Work required. Set the listing down again exactly, please, apart from its pictures.

(Records with drawing code)

__________________________________________________

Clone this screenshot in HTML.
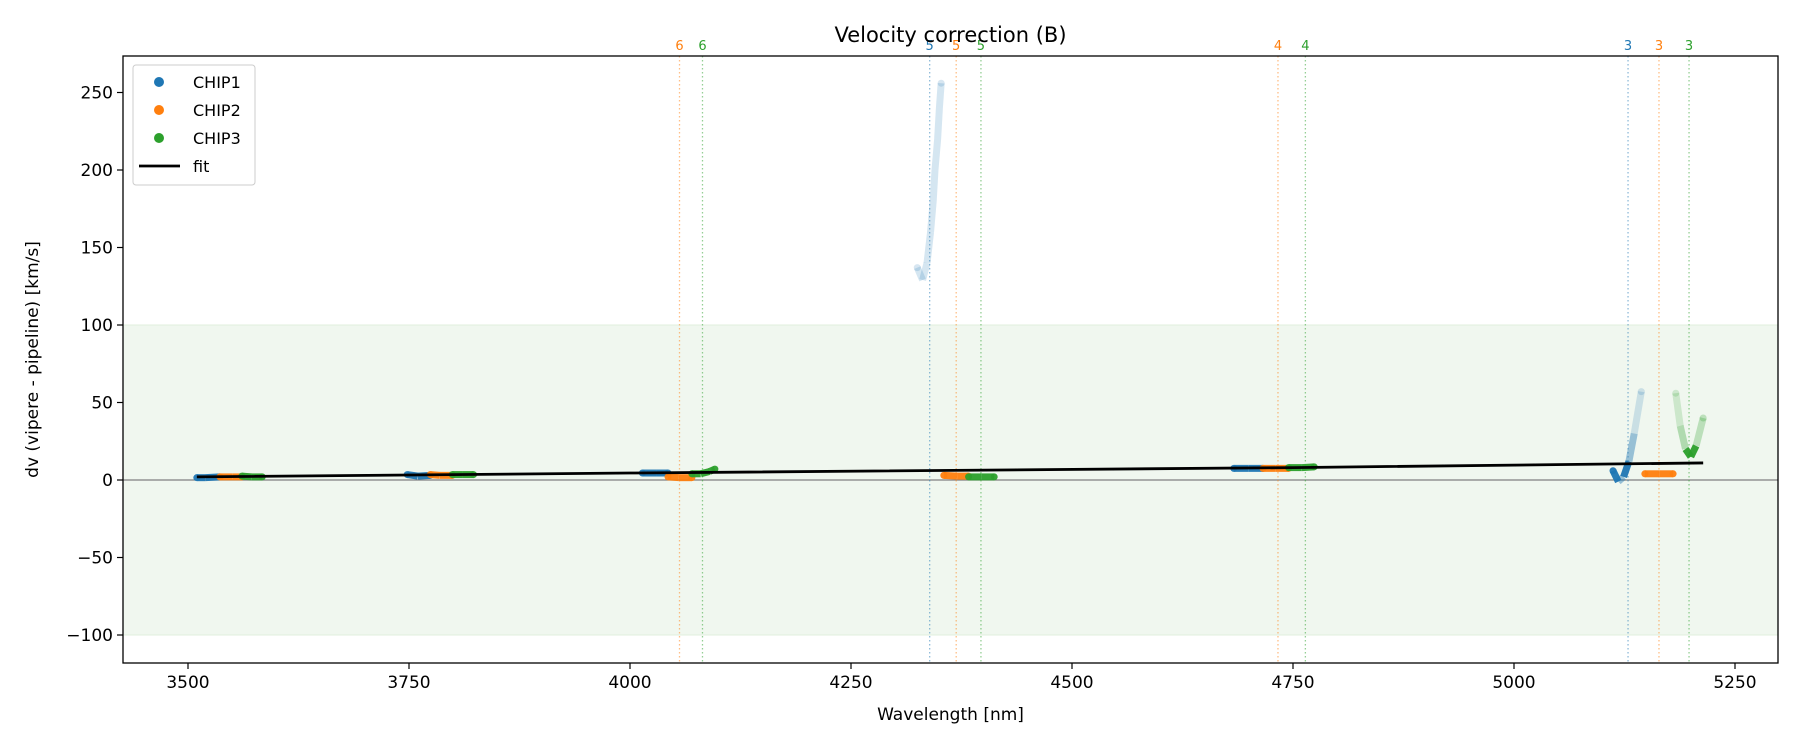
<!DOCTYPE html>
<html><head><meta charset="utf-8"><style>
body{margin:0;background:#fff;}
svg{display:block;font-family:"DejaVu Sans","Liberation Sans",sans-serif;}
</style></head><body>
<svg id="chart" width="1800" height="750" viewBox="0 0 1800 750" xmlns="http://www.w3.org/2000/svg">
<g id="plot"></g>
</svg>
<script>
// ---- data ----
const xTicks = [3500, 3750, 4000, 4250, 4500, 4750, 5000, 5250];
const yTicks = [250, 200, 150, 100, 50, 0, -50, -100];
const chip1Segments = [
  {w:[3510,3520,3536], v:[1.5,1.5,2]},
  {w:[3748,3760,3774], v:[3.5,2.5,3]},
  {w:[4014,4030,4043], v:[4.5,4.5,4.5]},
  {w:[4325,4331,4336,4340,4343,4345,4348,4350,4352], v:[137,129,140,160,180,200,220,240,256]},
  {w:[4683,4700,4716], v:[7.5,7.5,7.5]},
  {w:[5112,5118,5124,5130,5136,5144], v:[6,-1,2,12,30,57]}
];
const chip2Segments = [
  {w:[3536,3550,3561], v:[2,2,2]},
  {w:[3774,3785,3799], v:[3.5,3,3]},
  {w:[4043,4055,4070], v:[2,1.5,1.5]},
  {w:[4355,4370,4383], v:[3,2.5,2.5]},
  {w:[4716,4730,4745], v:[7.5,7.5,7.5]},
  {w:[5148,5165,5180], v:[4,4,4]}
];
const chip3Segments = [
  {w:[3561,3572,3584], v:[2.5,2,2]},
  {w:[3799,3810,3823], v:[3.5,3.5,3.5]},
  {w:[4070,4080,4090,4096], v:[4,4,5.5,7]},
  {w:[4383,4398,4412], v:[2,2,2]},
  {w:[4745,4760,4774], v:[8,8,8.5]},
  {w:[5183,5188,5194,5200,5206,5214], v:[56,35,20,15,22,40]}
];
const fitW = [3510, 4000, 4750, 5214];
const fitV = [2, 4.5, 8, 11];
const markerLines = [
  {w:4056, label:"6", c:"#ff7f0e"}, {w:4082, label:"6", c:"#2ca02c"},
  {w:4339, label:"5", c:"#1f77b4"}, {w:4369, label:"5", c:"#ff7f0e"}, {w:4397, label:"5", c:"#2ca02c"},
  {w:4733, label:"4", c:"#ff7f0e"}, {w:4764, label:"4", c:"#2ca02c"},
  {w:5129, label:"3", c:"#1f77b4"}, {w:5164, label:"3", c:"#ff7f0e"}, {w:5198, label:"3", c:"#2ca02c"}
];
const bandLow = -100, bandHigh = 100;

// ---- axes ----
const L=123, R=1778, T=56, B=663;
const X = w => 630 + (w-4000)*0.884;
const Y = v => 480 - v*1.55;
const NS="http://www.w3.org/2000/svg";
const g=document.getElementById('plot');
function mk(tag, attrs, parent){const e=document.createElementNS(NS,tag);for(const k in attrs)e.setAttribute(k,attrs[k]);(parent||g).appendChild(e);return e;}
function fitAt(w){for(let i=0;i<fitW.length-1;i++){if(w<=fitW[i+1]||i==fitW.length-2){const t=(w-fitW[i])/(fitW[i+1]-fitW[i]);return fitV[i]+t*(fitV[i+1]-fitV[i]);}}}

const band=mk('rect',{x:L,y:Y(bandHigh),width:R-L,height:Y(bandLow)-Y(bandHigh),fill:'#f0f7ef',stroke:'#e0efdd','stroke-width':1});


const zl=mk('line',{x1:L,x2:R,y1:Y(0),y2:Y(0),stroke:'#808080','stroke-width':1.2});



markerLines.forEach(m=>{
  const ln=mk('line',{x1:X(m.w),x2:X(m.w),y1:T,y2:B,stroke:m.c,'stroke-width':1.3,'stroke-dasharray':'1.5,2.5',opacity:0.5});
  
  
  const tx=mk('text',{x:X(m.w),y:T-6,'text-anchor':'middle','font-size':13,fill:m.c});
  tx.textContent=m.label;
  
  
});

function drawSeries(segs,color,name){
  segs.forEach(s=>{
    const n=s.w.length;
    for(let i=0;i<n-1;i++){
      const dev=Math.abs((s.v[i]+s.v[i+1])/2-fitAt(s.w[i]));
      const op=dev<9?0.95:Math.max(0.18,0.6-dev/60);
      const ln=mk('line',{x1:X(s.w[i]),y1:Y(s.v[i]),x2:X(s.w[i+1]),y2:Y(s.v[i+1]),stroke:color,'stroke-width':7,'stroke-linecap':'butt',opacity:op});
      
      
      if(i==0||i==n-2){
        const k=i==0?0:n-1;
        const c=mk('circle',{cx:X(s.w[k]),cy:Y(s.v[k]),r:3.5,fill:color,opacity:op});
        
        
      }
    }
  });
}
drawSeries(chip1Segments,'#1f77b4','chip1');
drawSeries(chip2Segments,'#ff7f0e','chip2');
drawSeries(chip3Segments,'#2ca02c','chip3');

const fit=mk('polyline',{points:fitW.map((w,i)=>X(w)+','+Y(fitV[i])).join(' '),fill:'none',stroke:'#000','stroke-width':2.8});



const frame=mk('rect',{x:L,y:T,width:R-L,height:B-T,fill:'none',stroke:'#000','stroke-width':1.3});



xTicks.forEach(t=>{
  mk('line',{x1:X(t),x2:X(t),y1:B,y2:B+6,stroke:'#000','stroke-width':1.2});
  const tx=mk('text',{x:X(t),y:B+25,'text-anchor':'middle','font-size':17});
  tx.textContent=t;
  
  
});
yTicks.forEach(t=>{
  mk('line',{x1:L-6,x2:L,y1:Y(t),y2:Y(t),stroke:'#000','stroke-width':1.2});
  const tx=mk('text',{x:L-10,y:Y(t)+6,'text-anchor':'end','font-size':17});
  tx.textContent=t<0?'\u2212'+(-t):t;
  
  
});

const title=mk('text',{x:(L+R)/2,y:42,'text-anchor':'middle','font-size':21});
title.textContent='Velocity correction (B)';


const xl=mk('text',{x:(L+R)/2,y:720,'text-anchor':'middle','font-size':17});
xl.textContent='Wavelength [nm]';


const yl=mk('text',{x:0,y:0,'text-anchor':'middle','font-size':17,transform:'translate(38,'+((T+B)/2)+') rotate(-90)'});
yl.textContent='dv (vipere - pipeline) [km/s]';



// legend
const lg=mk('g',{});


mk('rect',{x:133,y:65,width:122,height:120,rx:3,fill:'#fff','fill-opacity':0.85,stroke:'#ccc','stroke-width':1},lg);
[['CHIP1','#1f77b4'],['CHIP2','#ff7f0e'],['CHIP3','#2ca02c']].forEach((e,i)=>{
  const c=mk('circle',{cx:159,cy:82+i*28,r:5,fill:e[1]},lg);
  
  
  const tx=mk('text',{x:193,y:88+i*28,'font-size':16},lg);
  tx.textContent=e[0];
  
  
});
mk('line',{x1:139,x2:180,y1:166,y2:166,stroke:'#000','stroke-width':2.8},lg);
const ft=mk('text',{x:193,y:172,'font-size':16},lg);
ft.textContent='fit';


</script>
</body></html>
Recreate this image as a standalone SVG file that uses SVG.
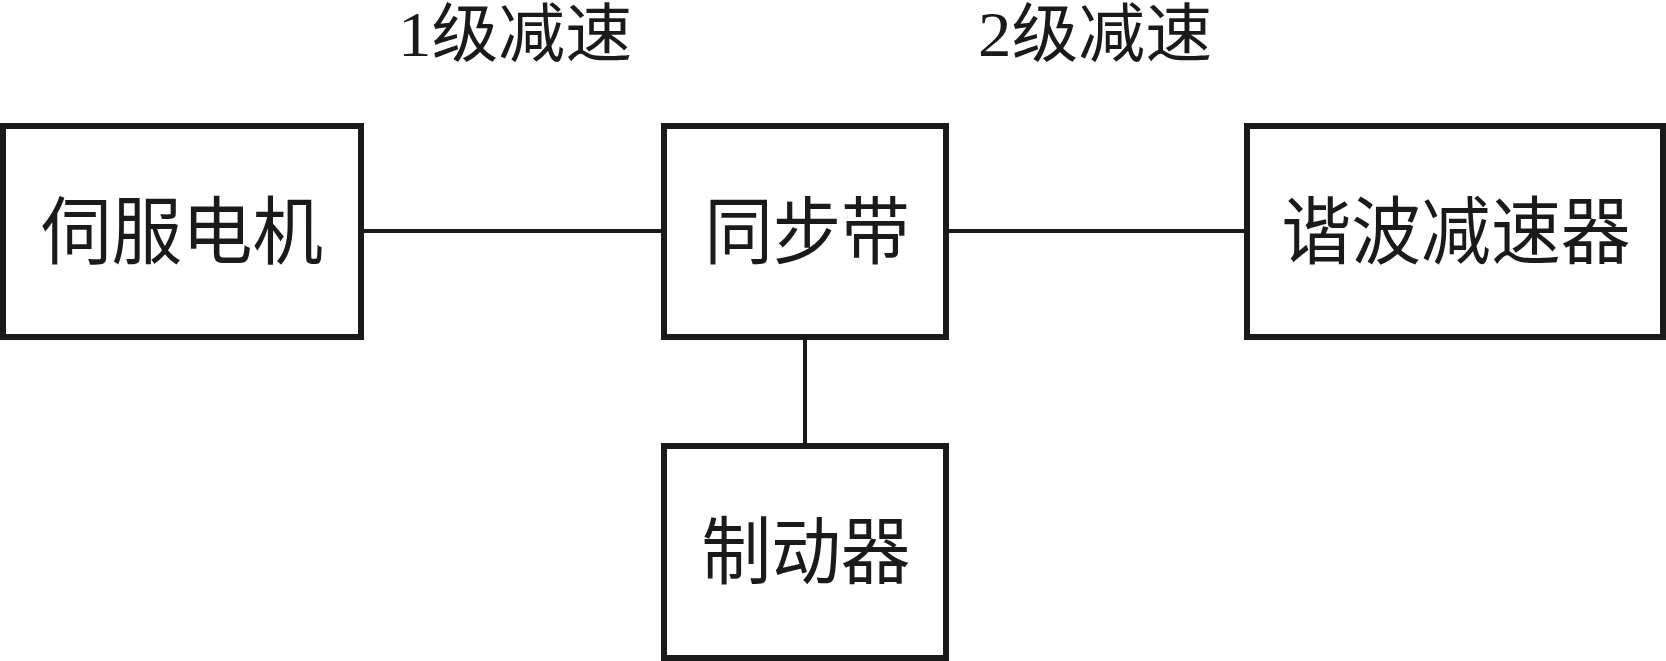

__________________________________________________

The completed task.
Clone this screenshot in HTML.
<!DOCTYPE html>
<html><head><meta charset="utf-8"><style>
body{margin:0;background:#fff;}
svg{display:block;font-family:"DejaVu Sans","Liberation Sans",sans-serif;}
</style></head><body>
<svg id="chart" width="1800" height="750" viewBox="0 0 1800 750" xmlns="http://www.w3.org/2000/svg">
<g id="plot"></g>
</svg>
<script>
// ---- data ----
const xTicks = [3500, 3750, 4000, 4250, 4500, 4750, 5000, 5250];
const yTicks = [250, 200, 150, 100, 50, 0, -50, -100];
const chip1Segments = [
  {w:[3510,3520,3536], v:[1.5,1.5,2]},
  {w:[3748,3760,3774], v:[3.5,2.5,3]},
  {w:[4014,4030,4043], v:[4.5,4.5,4.5]},
  {w:[4325,4331,4336,4340,4343,4345,4348,4350,4352], v:[137,129,140,160,180,200,220,240,256]},
  {w:[4683,4700,4716], v:[7.5,7.5,7.5]},
  {w:[5112,5118,5124,5130,5136,5144], v:[6,-1,2,12,30,57]}
];
const chip2Segments = [
  {w:[3536,3550,3561], v:[2,2,2]},
  {w:[3774,3785,3799], v:[3.5,3,3]},
  {w:[4043,4055,4070], v:[2,1.5,1.5]},
  {w:[4355,4370,4383], v:[3,2.5,2.5]},
  {w:[4716,4730,4745], v:[7.5,7.5,7.5]},
  {w:[5148,5165,5180], v:[4,4,4]}
];
const chip3Segments = [
  {w:[3561,3572,3584], v:[2.5,2,2]},
  {w:[3799,3810,3823], v:[3.5,3.5,3.5]},
  {w:[4070,4080,4090,4096], v:[4,4,5.5,7]},
  {w:[4383,4398,4412], v:[2,2,2]},
  {w:[4745,4760,4774], v:[8,8,8.5]},
  {w:[5183,5188,5194,5200,5206,5214], v:[56,35,20,15,22,40]}
];
const fitW = [3510, 4000, 4750, 5214];
const fitV = [2, 4.5, 8, 11];
const markerLines = [
  {w:4056, label:"6", c:"#ff7f0e"}, {w:4082, label:"6", c:"#2ca02c"},
  {w:4339, label:"5", c:"#1f77b4"}, {w:4369, label:"5", c:"#ff7f0e"}, {w:4397, label:"5", c:"#2ca02c"},
  {w:4733, label:"4", c:"#ff7f0e"}, {w:4764, label:"4", c:"#2ca02c"},
  {w:5129, label:"3", c:"#1f77b4"}, {w:5164, label:"3", c:"#ff7f0e"}, {w:5198, label:"3", c:"#2ca02c"}
];
const bandLow = -100, bandHigh = 100;

// ---- axes ----
const L=123, R=1778, T=56, B=663;
const X = w => 630 + (w-4000)*0.884;
const Y = v => 480 - v*1.55;
const NS="http://www.w3.org/2000/svg";
const g=document.getElementById('plot');
function mk(tag, attrs, parent){const e=document.createElementNS(NS,tag);for(const k in attrs)e.setAttribute(k,attrs[k]);(parent||g).appendChild(e);return e;}
function fitAt(w){for(let i=0;i<fitW.length-1;i++){if(w<=fitW[i+1]||i==fitW.length-2){const t=(w-fitW[i])/(fitW[i+1]-fitW[i]);return fitV[i]+t*(fitV[i+1]-fitV[i]);}}}

const band=mk('rect',{x:L,y:Y(bandHigh),width:R-L,height:Y(bandLow)-Y(bandHigh),fill:'#f0f7ef',stroke:'#e0efdd','stroke-width':1});


const zl=mk('line',{x1:L,x2:R,y1:Y(0),y2:Y(0),stroke:'#808080','stroke-width':1.2});



markerLines.forEach(m=>{
  const ln=mk('line',{x1:X(m.w),x2:X(m.w),y1:T,y2:B,stroke:m.c,'stroke-width':1.3,'stroke-dasharray':'1.5,2.5',opacity:0.5});
  
  
  const tx=mk('text',{x:X(m.w),y:T-6,'text-anchor':'middle','font-size':13,fill:m.c});
  tx.textContent=m.label;
  
  
});

function drawSeries(segs,color,name){
  segs.forEach(s=>{
    const n=s.w.length;
    for(let i=0;i<n-1;i++){
      const dev=Math.abs((s.v[i]+s.v[i+1])/2-fitAt(s.w[i]));
      const op=dev<9?0.95:Math.max(0.18,0.6-dev/60);
      const ln=mk('line',{x1:X(s.w[i]),y1:Y(s.v[i]),x2:X(s.w[i+1]),y2:Y(s.v[i+1]),stroke:color,'stroke-width':7,'stroke-linecap':'butt',opacity:op});
      
      
      if(i==0||i==n-2){
        const k=i==0?0:n-1;
        const c=mk('circle',{cx:X(s.w[k]),cy:Y(s.v[k]),r:3.5,fill:color,opacity:op});
        
        
      }
    }
  });
}
drawSeries(chip1Segments,'#1f77b4','chip1');
drawSeries(chip2Segments,'#ff7f0e','chip2');
drawSeries(chip3Segments,'#2ca02c','chip3');

const fit=mk('polyline',{points:fitW.map((w,i)=>X(w)+','+Y(fitV[i])).join(' '),fill:'none',stroke:'#000','stroke-width':2.8});



const frame=mk('rect',{x:L,y:T,width:R-L,height:B-T,fill:'none',stroke:'#000','stroke-width':1.3});



xTicks.forEach(t=>{
  mk('line',{x1:X(t),x2:X(t),y1:B,y2:B+6,stroke:'#000','stroke-width':1.2});
  const tx=mk('text',{x:X(t),y:B+25,'text-anchor':'middle','font-size':17});
  tx.textContent=t;
  
  
});
yTicks.forEach(t=>{
  mk('line',{x1:L-6,x2:L,y1:Y(t),y2:Y(t),stroke:'#000','stroke-width':1.2});
  const tx=mk('text',{x:L-10,y:Y(t)+6,'text-anchor':'end','font-size':17});
  tx.textContent=t<0?'\u2212'+(-t):t;
  
  
});

const title=mk('text',{x:(L+R)/2,y:42,'text-anchor':'middle','font-size':21});
title.textContent='Velocity correction (B)';


const xl=mk('text',{x:(L+R)/2,y:720,'text-anchor':'middle','font-size':17});
xl.textContent='Wavelength [nm]';


const yl=mk('text',{x:0,y:0,'text-anchor':'middle','font-size':17,transform:'translate(38,'+((T+B)/2)+') rotate(-90)'});
yl.textContent='dv (vipere - pipeline) [km/s]';



// legend
const lg=mk('g',{});


mk('rect',{x:133,y:65,width:122,height:120,rx:3,fill:'#fff','fill-opacity':0.85,stroke:'#ccc','stroke-width':1},lg);
[['CHIP1','#1f77b4'],['CHIP2','#ff7f0e'],['CHIP3','#2ca02c']].forEach((e,i)=>{
  const c=mk('circle',{cx:159,cy:82+i*28,r:5,fill:e[1]},lg);
  
  
  const tx=mk('text',{x:193,y:88+i*28,'font-size':16},lg);
  tx.textContent=e[0];
  
  
});
mk('line',{x1:139,x2:180,y1:166,y2:166,stroke:'#000','stroke-width':2.8},lg);
const ft=mk('text',{x:193,y:172,'font-size':16},lg);
ft.textContent='fit';


</script>
</body></html>
Recreate this image as a standalone SVG file that uses SVG.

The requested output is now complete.